While the use of MLP and Channel Groups makes high-resolution multichannel sound feasible within the available bandwidth, it still takes up a lot of disc space. This problem is compounded by the fact that the specification requires that every track on a DVD-Audio is playable on a 2-channel playback system – once again, the idea that all discs are playable on all players.
To avoid forcing producers to include additional 2-channel mixes of songs that are already present as multichannel mixes, the format requires that players support SMART, a system for downmixing to stereo on-the-fly using level, panning and phase “coefficients” that are predefined by the producer during the mix. A SMART “downmix” will only be played if a discrete 2-channel mix of a given program has not been included on the disc. Thus, producers can use separate stereo mixes or use SMART downmixes and have longer available playing time.
The Best Hope?It’s evident from the foregoing that the DVD-Audio specification allows tremendous flexibility.

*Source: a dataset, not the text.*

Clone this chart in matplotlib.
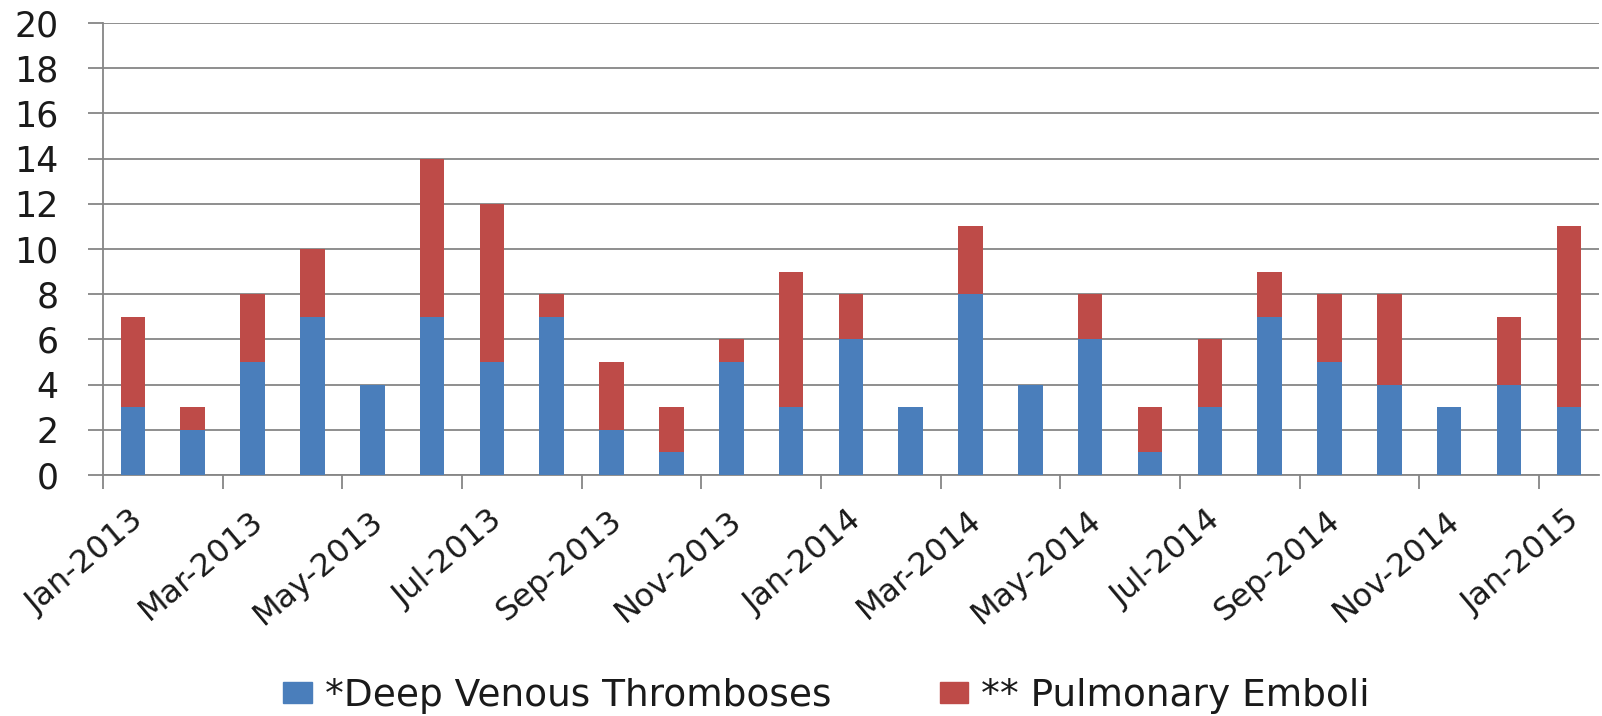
import matplotlib
matplotlib.use("Agg")
import matplotlib.pyplot as plt
import matplotlib.transforms as mtransforms
from matplotlib.patches import Patch

months = ["Jan-2013", "Feb-2013", "Mar-2013", "Apr-2013", "May-2013", "Jun-2013",
          "Jul-2013", "Aug-2013", "Sep-2013", "Oct-2013", "Nov-2013", "Dec-2013",
          "Jan-2014", "Feb-2014", "Mar-2014", "Apr-2014", "May-2014", "Jun-2014",
          "Jul-2014", "Aug-2014", "Sep-2014", "Oct-2014", "Nov-2014", "Dec-2014",
          "Jan-2015"]
dvt = [3, 2, 5, 7, 4, 7, 5, 7, 2, 1, 5, 3, 6, 3, 8, 4, 6, 1, 3, 7, 5, 4, 3, 4, 3]
pe = [4, 1, 3, 3, 0, 7, 7, 1, 3, 2, 1, 6, 2, 0, 3, 0, 2, 2, 3, 2, 3, 4, 0, 3, 8]
yticks = list(range(0, 21, 2))

BLUE = "#4A7EBB"
RED = "#BE4B48"
GRID = "#868686"
TXT = "#1a1a1a"

plt.rcParams["font.family"] = ["DejaVu Sans"]

fig = plt.figure(figsize=(16.02, 7.16), dpi=100)
ax = fig.add_axes([0.0643, 0.3366, 0.9337, 0.6314])

x = list(range(len(months)))
ax.bar(x, dvt, width=0.41, color=BLUE, zorder=3)
ax.bar(x, pe, width=0.41, bottom=dvt, color=RED, zorder=3)

ax.set_xlim(-0.5, len(months) - 0.5)
ax.set_ylim(0, 20)
ax.set_yticks(yticks)
ax.set_yticklabels([str(v) for v in yticks], fontsize=25, color=TXT)
ax.yaxis.grid(True, color=GRID, lw=1.3, zorder=0)
ax.tick_params(axis="y", length=11, width=1.3, color=GRID, pad=21)

# labels every other month at bar centres, tick marks on category boundaries
ax.set_xticks(x[::2])
ax.set_xticklabels(months[::2], rotation=40, ha="right", va="center",
                   rotation_mode="anchor", fontsize=23, color=TXT)
ax.tick_params(axis="x", which="major", length=0, pad=30)
ax.set_xticks([i - 0.5 for i in x[::2]], minor=True)
ax.tick_params(axis="x", which="minor", length=10, width=1.3, color=GRID)
offset = mtransforms.ScaledTranslation(0.07, 0, fig.dpi_scale_trans)
for lab in ax.get_xticklabels():
    lab.set_transform(lab.get_transform() + offset)

for s in ["top", "right"]:
    ax.spines[s].set_visible(False)
for s in ["left", "bottom"]:
    ax.spines[s].set_color(GRID)
    ax.spines[s].set_linewidth(1.3)

handles = [Patch(color=BLUE, label="*Deep Venous Thromboses"),
           Patch(color=RED, label="** Pulmonary Emboli")]
fig.legend(handles=handles, loc="center", bbox_to_anchor=(0.516, 0.028), ncol=2,
           frameon=False, fontsize=27, handlelength=0.75, handleheight=0.48,
           handletextpad=0.35, columnspacing=2.9, labelcolor=TXT)

fig.savefig("out.png", dpi=100, facecolor="white")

A full-featured album might include several different playlists (groups) drawn from the underlying audio tracks and accompanied by browsable “still-shows,” with lyrics you can click on to take you to different parts of the songs. And the disc could also include a set of music videos, as well as an interview with the band. A Pure Audio disc, on the other hand, would simply present the music using the producer’s preferred resolution and channel configuration (stereo up through 6-channel).
What’s nice about the format is that the basic elements – high-resolution, multichannel sound, still pictures, text and video – can all be used (or not used) without making the disc incompatible with some types of players. This means that producers’ choices can be driven by creativity (and, admittedly, budget) rather than constrained by technology.
In a world where MP3s at 11:1 compression seem to be acceptable to listen to music, the record industry needs more than simply ultrahigh fidelity to rekindle consumer enthusiasm for buying prerecorded music. To the extent that the format’s creative possibilities can stimulate a fresh wave of imaginative entertainment, DVD-Audio may well be the industry’s best hope.